Given how little (pure) analog computers have in common with digital computers, and given that analog computers do not even perform computations in the sense of the mathematical theory of computation, one may wonder why both classes of devices are called computers. The answer lies in the history of these devices. As mentioned above, the term “computer” was apparently first used for a machine (as opposed to a computing human) by John Atanasoff in the early 1940s. At that time, what we now call analog computers were called differential analyzers. Digital machines, such as Atanasoff’s ABC, which operated on strings of symbols, were often designed to solve problems similar to those solved by differential analyzers—namely solving systems of differential equations—by the manipulation of strings.

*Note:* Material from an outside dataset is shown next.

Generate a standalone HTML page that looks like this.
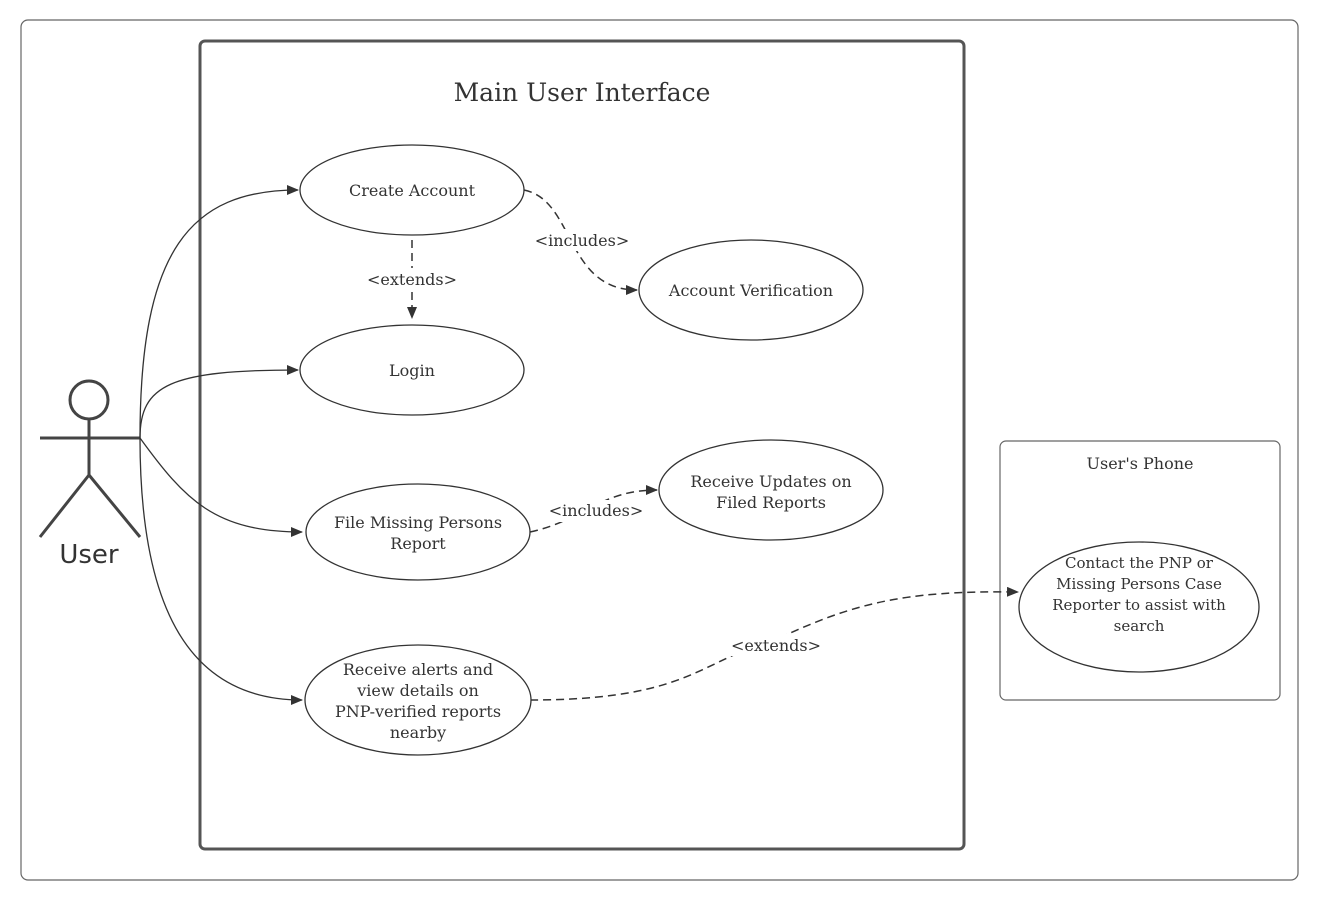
<!DOCTYPE html>
<html><head><meta charset="utf-8"><style>
html,body{margin:0;padding:0;background:#fff;}
svg{display:block;}
text{font-family:"DejaVu Serif","Liberation Serif",serif;fill:#333;}
</style></head><body>
<svg width="1318" height="900" viewBox="0 0 1318 900" xmlns="http://www.w3.org/2000/svg">
<defs>
<marker id="a" markerWidth="12" markerHeight="10" refX="11" refY="5" orient="auto" markerUnits="userSpaceOnUse">
<path d="M0,0 L12,5 L0,10 Z" fill="#333"/></marker>
</defs>
<rect x="21" y="20" width="1277" height="860" rx="7" fill="none" stroke="#666" stroke-width="1.2"/>
<rect x="200" y="41" width="764" height="808" rx="5" fill="none" stroke="#555" stroke-width="3"/>
<text x="582" y="101" font-size="25" text-anchor="middle">Main User Interface</text>
<rect x="1000" y="441" width="280" height="259" rx="6" fill="none" stroke="#666" stroke-width="1.2"/>
<text x="1140" y="469" font-size="16" text-anchor="middle">User's Phone</text>

<g stroke="#444" stroke-width="3" fill="none">
<circle cx="89" cy="400" r="19"/>
<line x1="89" y1="419" x2="89" y2="475"/>
<line x1="40" y1="438" x2="140" y2="438"/>
<line x1="89" y1="475" x2="40" y2="537"/>
<line x1="89" y1="475" x2="140" y2="537"/>
</g>
<text x="89" y="563" font-size="26" text-anchor="middle" style="font-family:'DejaVu Sans','Liberation Sans',sans-serif">User</text>

<g stroke="#333" stroke-width="1.3" fill="none" marker-end="url(#a)">
<path d="M140,438 C140,250 190,190 298,190"/>
<path d="M140,438 C140,385 170,370 298,370"/>
<path d="M140,438 C185,500 215,532 302,532"/>
<path d="M140,438 C140,610 190,700 302,700"/>
</g>
<g stroke="#333" stroke-width="1.5" fill="none" stroke-dasharray="8,5" marker-end="url(#a)">
<path d="M524,190 C575,200 565,290 637,290"/>
<path d="M412,240 L412,318"/>
<path d="M530,532 C585,520 600,490 657,490"/>
<path d="M530,700 C690,700 700,660 775,640 C850,605 900,590 1018,592"/>
</g>
<g font-size="16" text-anchor="middle">
<rect x="535" y="229" width="95" height="22" fill="#fff"/>
<text x="582" y="246">&lt;includes&gt;</text>
<rect x="366" y="268" width="92" height="22" fill="#fff"/>
<text x="412" y="285">&lt;extends&gt;</text>
<rect x="549" y="500" width="95" height="22" fill="#fff"/>
<text x="596" y="516">&lt;includes&gt;</text>
<rect x="730" y="634" width="92" height="22" fill="#fff"/>
<text x="776" y="651">&lt;extends&gt;</text>
</g>

<g fill="#fff" stroke="#333" stroke-width="1.3">
<ellipse cx="412" cy="190" rx="112" ry="45"/>
<ellipse cx="412" cy="370" rx="112" ry="45"/>
<ellipse cx="751" cy="290" rx="112" ry="50"/>
<ellipse cx="418" cy="532" rx="112" ry="48"/>
<ellipse cx="771" cy="490" rx="112" ry="50"/>
<ellipse cx="418" cy="700" rx="113" ry="55"/>
<ellipse cx="1139" cy="607" rx="120" ry="65"/>
</g>
<g font-size="16" text-anchor="middle">
<text x="412" y="196">Create Account</text>
<text x="412" y="376">Login</text>
<text x="751" y="296">Account Verification</text>
<text x="418" y="528">File Missing Persons</text>
<text x="418" y="549">Report</text>
<text x="771" y="487">Receive Updates on</text>
<text x="771" y="508">Filed Reports</text>
<text x="418" y="675">Receive alerts and</text>
<text x="418" y="696">view details on</text>
<text x="418" y="717">PNP-verified reports</text>
<text x="418" y="738">nearby</text>
</g>
<g font-size="15" text-anchor="middle">
<text x="1139" y="568">Contact the PNP or</text>
<text x="1139" y="589">Missing Persons Case</text>
<text x="1139" y="610">Reporter to assist with</text>
<text x="1139" y="631">search</text>
</g>
</svg>
</body></html>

Since the new digital machines operated on symbols and could replace computing humans at solving complicated problems, they were dubbed computers. The differential analyzers soon came to be re-named analog computers, perhaps because both classes of machines were initially designed for similar practical purposes, and for a few decades they were in competition with each other. This historical event should not blind us to the fact that analog computers perform operations that are radically different from those of digital computers, and have very different functional properties. Atanasoff himself, for one, was clear about this: his earliest way to distinguish digital computing mechanisms from analog machines like the differential analyzer was to call the former “computing machines proper” (quoted by Burks 2002, p. 101).